With the start of the 100th NFL season, teams will have limited to no fans in attendance. In order to deliver sponsorship value for many local and national partners, NFL teams have implemented two new in-stadium assets: Sideline Seat Tarp and Endzone Seat Tarp. The primary goal of these assets is to give teams the opportunity to make-good the loss of in-person impressions.
The majority of sponsors and teams had high expectations on the sponsorship value that would be generated with the new assets. However, there has been widespread disappointment by sponsors as they watched the season opener and found their brand logo featured a handful of times throughout the game.
Relo Metrics analyzed 7 NFL broadcasts from week 1 of the 2020 season to attain a data-driven understanding of Sideline and Endzone seat tarp performance.
Topline Results from NFL Seat Tarps
Across these 7 NFL teams, values from both Sideline and Endzone seat tarps ranged from $300K - $2M in total sponsorship value per game.
**Figure 1 showcases the values and exposures from all sponsors tracked across these 7 teams for week 1**
Results By Type of Tarp Asset
The Sideline seat tarp generated an average of 78 exposures with an on-screen duration of 342 seconds, equating to $538.2K in sponsorship value on a per game basis.
The Sideline seat tarp drove a higher sponsorship value compared to the Endzone tarps due to an increased number of sponsors featured on the Sideline, averaging roughly 7 sponsors per team, compared to 4 for the Endzone.
Approximately $72.6K in sponsorship value was earned on a per sponsor level across the 7 teams tracked.
**Figure 2 highlights the value earned on a per team basis across the Sideline seat tarp**
Furthermore, the Endzone seat tarp averaged about 42 exposures with 209 seconds of on-screen duration, garnering $280.2K in sponsorship value per game.
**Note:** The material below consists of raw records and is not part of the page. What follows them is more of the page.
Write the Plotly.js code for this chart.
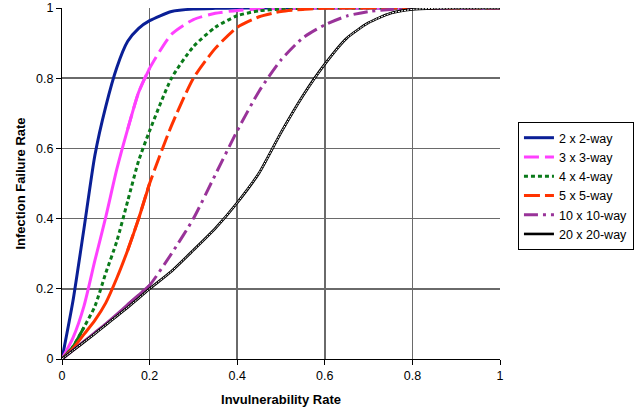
<!DOCTYPE html>
<html>
<head>
<meta charset="utf-8">
<script src="https://cdn.plot.ly/plotly-3.0.1.min.js"></script>
<style>html,body{margin:0;padding:0;background:#fff;}#chart{width:644px;height:413px;}</style>
</head>
<body>
<div id="chart"></div>
<script>
// Invulnerability rate (x)
const invulnerability = [0, 0.025, 0.05, 0.075, 0.1, 0.125, 0.15, 0.175, 0.2, 0.25, 0.3, 0.35, 0.4, 0.45, 0.5, 0.55, 0.6, 0.65, 0.7, 0.75, 0.8, 0.85, 0.9, 0.95, 1];
// Infection failure rate per configuration
const way2x2   = [0, 0.165, 0.37, 0.58, 0.72, 0.83, 0.905, 0.942, 0.964, 0.99, 0.997, 0.999, 1, 1, 1, 1, 1, 1, 1, 1, 1, 1, 1, 1, 1];
const way3x3   = [0, 0.06, 0.15, 0.28, 0.405, 0.54, 0.655, 0.76, 0.828, 0.925, 0.967, 0.985, 0.993, 0.997, 0.999, 1, 1, 1, 1, 1, 1, 1, 1, 1, 1];
const way4x4   = [0, 0.035, 0.09, 0.15, 0.245, 0.335, 0.45, 0.565, 0.65, 0.8, 0.89, 0.945, 0.978, 0.992, 0.997, 0.999, 1, 1, 1, 1, 1, 1, 1, 1, 1];
const way5x5   = [0, 0.03, 0.07, 0.11, 0.16, 0.23, 0.31, 0.4, 0.5, 0.665, 0.8, 0.885, 0.945, 0.975, 0.99, 0.996, 0.999, 1, 1, 1, 1, 1, 1, 1, 1];
const way10x10 = [0, 0.025, 0.05, 0.075, 0.1, 0.127, 0.155, 0.182, 0.21, 0.3, 0.4, 0.525, 0.65, 0.763, 0.852, 0.915, 0.952, 0.977, 0.99, 0.996, 0.999, 1, 1, 1, 1];
const way20x20 = [0, 0.024, 0.048, 0.072, 0.097, 0.122, 0.147, 0.173, 0.2, 0.25, 0.31, 0.372, 0.445, 0.53, 0.645, 0.75, 0.84, 0.914, 0.958, 0.985, 0.996, 0.999, 1, 1, 1];
const seriesNames = ["2 x 2-way", "3 x 3-way", "4 x 4-way", "5 x 5-way", "10 x 10-way", "20 x 20-way"];

const FONT = "Arial, 'Liberation Sans', sans-serif";
const styles = [
  {color: '#0a1f96', dash: 'solid', width: 3, solidTo: null},
  {color: '#ff40ff', dash: '15px,6px', width: 3, solidTo: 0.2},
  {color: '#0a7a1a', dash: '4px,3px', width: 3, solidTo: 0.05},
  {color: '#ff3300', dash: '16px,5px', width: 3, solidTo: 0.2},
  {color: '#993399', dash: '14px,5px,3px,5px', width: 3, solidTo: 0.2},
  {color: '#000000', dash: 'solid', width: 2.6, solidTo: null, hatched: true}
];
const values = [way2x2, way3x3, way4x4, way5x5, way10x10, way20x20];
const SHAPE = 'spline', SMOOTH = 0.6;

const traces = [];
values.forEach((ys, i) => {
  const st = styles[i];
  if (st.solidTo !== null) {
    const xs1 = [], ys1 = [], xs2 = [], ys2 = [];
    invulnerability.forEach((x, k) => {
      if (x <= st.solidTo + 1e-9) { xs1.push(x); ys1.push(ys[k]); }
      if (x >= st.solidTo - 0.05 - 1e-9) { xs2.push(x); ys2.push(ys[k]); }
    });
    traces.push({x: xs1, y: ys1, type: 'scatter', mode: 'lines', showlegend: false, hoverinfo: 'skip',
      line: {color: st.color, width: st.width, dash: 'solid', shape: SHAPE, smoothing: SMOOTH}});
    traces.push({x: xs2, y: ys2, type: 'scatter', mode: 'lines', name: seriesNames[i],
      line: {color: st.color, width: st.width, dash: st.dash, shape: SHAPE, smoothing: SMOOTH}});
  } else {
    traces.push({x: invulnerability, y: ys, type: 'scatter', mode: 'lines', name: seriesNames[i],
      line: {color: st.color, width: st.width, dash: st.dash, shape: SHAPE, smoothing: SMOOTH}});
    if (st.hatched) {
      traces.push({x: invulnerability, y: ys, type: 'scatter', mode: 'lines', showlegend: false, hoverinfo: 'skip',
        line: {color: '#ffffff', width: 1, dash: '2px,1px', shape: SHAPE, smoothing: SMOOTH}});
    }
  }
});

const layout = {
  width: 644, height: 413,
  margin: {l: 62, r: 144, t: 8, b: 54},
  paper_bgcolor: '#fff', plot_bgcolor: '#fff',
  font: {family: FONT, size: 12.5, color: '#000'},
  showlegend: true,
  legend: {x: 1.041, y: 0.675, xanchor: 'left', yanchor: 'top', bgcolor: '#fff',
    bordercolor: '#000', borderwidth: 1, font: {family: FONT, size: 12.5, color: '#000'}},
  xaxis: {
    range: [0, 1], dtick: 0.2, tick0: 0, showgrid: true, gridcolor: '#6a6a6a', gridwidth: 1.5,
    zeroline: false, showline: true, linecolor: '#000', linewidth: 1,
    ticks: 'outside', ticklen: 5, tickcolor: '#000',
    tickfont: {family: FONT, size: 12.5, color: '#000'},
    title: {text: 'Invulnerability Rate', font: {family: FONT, size: 13, color: '#000', weight: 'bold'}, standoff: 12}
  },
  yaxis: {
    range: [0, 1], dtick: 0.2, tick0: 0, showgrid: true, gridcolor: '#6a6a6a', gridwidth: 1.5,
    zeroline: false, showline: true, linecolor: '#000', linewidth: 1,
    ticks: 'outside', ticklen: 5, tickcolor: '#000',
    tickfont: {family: FONT, size: 12.5, color: '#000'},
    title: {text: 'Infection Failure Rate', font: {family: FONT, size: 13, color: '#000', weight: 'bold'}, standoff: 7}
  }
};

Plotly.newPlot('chart', traces, layout, {displayModeBar: false, staticPlot: true});
</script>
</body>
</html>
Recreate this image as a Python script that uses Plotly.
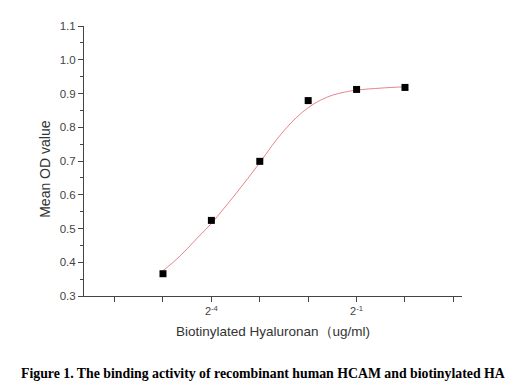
import plotly.graph_objects as go
import math

# Measured points (concentration in ug/ml, mean OD)
conc = [2**-5, 2**-4, 2**-3, 2**-2, 2**-1, 2**0]
mean_od = [0.366, 0.524, 0.699, 0.879, 0.912, 0.918]

# Fitted curve (log2 of concentration, OD)
curve_log2 = [-5.0, -4.75, -4.5, -4.25, -4.0, -3.75, -3.5, -3.25, -3.0, -2.75,
              -2.5, -2.25, -2.0, -1.75, -1.5, -1.25, -1.0, -0.5, 0.0]
curve_od = [0.375, 0.405, 0.440, 0.478, 0.515, 0.558, 0.602, 0.648, 0.695, 0.745,
            0.790, 0.828, 0.858, 0.880, 0.895, 0.904, 0.910, 0.916, 0.920]
curve_conc = [2**v for v in curve_log2]

# x ticks
tick_powers = [-6, -5, -4, -3, -2, -1, 0, 1]
tick_labels = ["", "", "2<sup>-4</sup>", "", "", "2<sup>-1</sup>", "", ""]

# page offset of the figure inside the browser window (body margin)
OFF = 8
L, T = 84 - OFF, 20 - OFF
PW, PH = 378, 276

fig = go.Figure()
fig.add_trace(go.Scatter(x=curve_conc, y=curve_od, mode="lines",
                         line=dict(color="#e8848a", width=1, shape="spline"),
                         hoverinfo="skip", showlegend=False))
fig.add_trace(go.Scatter(x=conc, y=mean_od, mode="markers",
                         marker=dict(symbol="square", size=7, color="black"),
                         showlegend=False))

l2 = math.log10(2)
fig.update_layout(
    width=513, height=390,
    margin=dict(l=L, r=513 - L - PW, t=T, b=390 - T - PH),
    plot_bgcolor="white", paper_bgcolor="white",
    font=dict(family="Liberation Sans, Arial, sans-serif", color="#444", size=11),
    xaxis=dict(type="log", range=[-6.632 * l2, 1.178 * l2],
               tickvals=[2**p for p in tick_powers], ticktext=tick_labels,
               ticks="outside", ticklen=5, tickcolor="#444", tickwidth=1,
               showline=True, linecolor="#444", linewidth=1,
               showgrid=False, zeroline=False,
               tickfont=dict(size=11, color="#444"),
               title=dict(text="Biotinylated Hyaluronan（ug/ml)",
                          font=dict(size=13.5, color="#333"), standoff=10)),
    yaxis=dict(range=[0.3, 1.1], dtick=0.1, tick0=0.3, tickformat=".1f",
               ticks="outside", ticklen=5, tickcolor="#444", tickwidth=1,
               showline=True, linecolor="#444", linewidth=1,
               showgrid=False, zeroline=False,
               tickfont=dict(size=11.5, color="#444"),
               minor=dict(dtick=0.05, ticks="outside", ticklen=3, tickcolor="#444",
                          showgrid=False)),
)

def px_x(p):
    return (p - OFF - L) / PW

def px_y(p):
    return (T + PH - (p - OFF)) / PH

fig.add_annotation(text="Mean OD value", x=px_x(45), y=px_y(167),
                   xref="paper", yref="paper", xanchor="center", yanchor="middle",
                   showarrow=False, textangle=-90, font=dict(size=14, color="#333"))
fig.add_annotation(text="<b>Figure 1. The binding activity of recombinant human HCAM and biotinylated HA</b>",
                   x=px_x(263), y=px_y(375), xref="paper", yref="paper",
                   xanchor="center", yanchor="middle", showarrow=False,
                   font=dict(family="Liberation Serif, Times New Roman, serif", size=13.8, color="black"))

fig.write_html("out.html")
This asset averaged approximately 3-4 sponsors along its signage with majority including the team branding logo.
Field goal kicks, punt returns, and touchdowns allowed for an increase in exposures for the Endzone seat tarps. It also provided clearer and more detectable exposures driving a higher quality score when compared to the Sideline seat tarps.
In addition, the Endzone seat tarp drove a higher value per sponsor compared to the Sideline seat tarp. On average across the 7 teams tracked, the Endzone seat tarp drove $85.4K per sponsor.
**Figure 3 shows the value of each team with their associated exposure counts for the Endzone seat tarp**
While the performance of the seat tarps may have disappointed sponsors, we compared exposure and value trends to determine whether the seat tarps outperform or underperform as compared to existing assets.
Utilizing a smaller sample of 3 teams, we determined that both the Sideline and Endzone seat tarps outperformed existing fascia/LED assets, billboard/scoreboard assets, and tunnel cover assets from an exposure perspective. On the surface, this may indicate that while the seat tarps did not meet initial expectations, they hold significant value as a new asset.
**Figure 4 shows the average exposure count and sponsorship value for each asset class for the 3 teams analyzed**
Recommendations for Improving Tarp Visibility
As a result of the general sentiment surrounding tarp performance, teams are facing pressure to implement changes that will increase tarp performance or to provide additional make-good opportunities to increase sponsor value. With this in mind, we have outlined our learnings for performance differentiators across the league.
Creative Size and Color
From a creative perspective, size and color had the largest impact. Single, large logos generated the clearest exposures, but were also likely to appear clearly when featured at a distance or in the background of broadcast scenes, such as desk shots or interviews.
While most teams stuck to their primary colors, we found that teams that utilized white font on a black background saw significantly clearer exposures than teams with lighter color tarps, particularly when lighting became a factor.
Many teams have faced pressure from sponsors to push for broadcast changes to increase sponsor value. While sponsor value is an important piece of the puzzle, the NFL and broadcast partners have a duty to prioritize the broadcast experience, and shots of empty stadiums have been exchanged for shots that make the game feel more “normal”.
That being said, the league should push their broadcast partners to identify opportunities to feature these tarps without impacting the broadcast. One example would be to feature these tarps clearly in the background of sideline reporter shots, as opposed to prioritizing the stands or the stadium.
While exposure on broadcast television is the largest driver of NFL sponsor value, social media platforms provide ample opportunity to drive sponsor value beyond this channel. Careful curation of social posts can lead to additional value for tarps that see low broadcast exposure. In particular, camera side tarps should be prioritized on social media due to their lower likelihood to see broadcast value.
While the narrative surrounding seat tarps was largely negative, we have found that seat tarps, when executed well, can generate significant value as a make-good asset. Given it is early in the season, teams and brand partners have the ability to optimize these new placements and further leverage the potential of this new asset.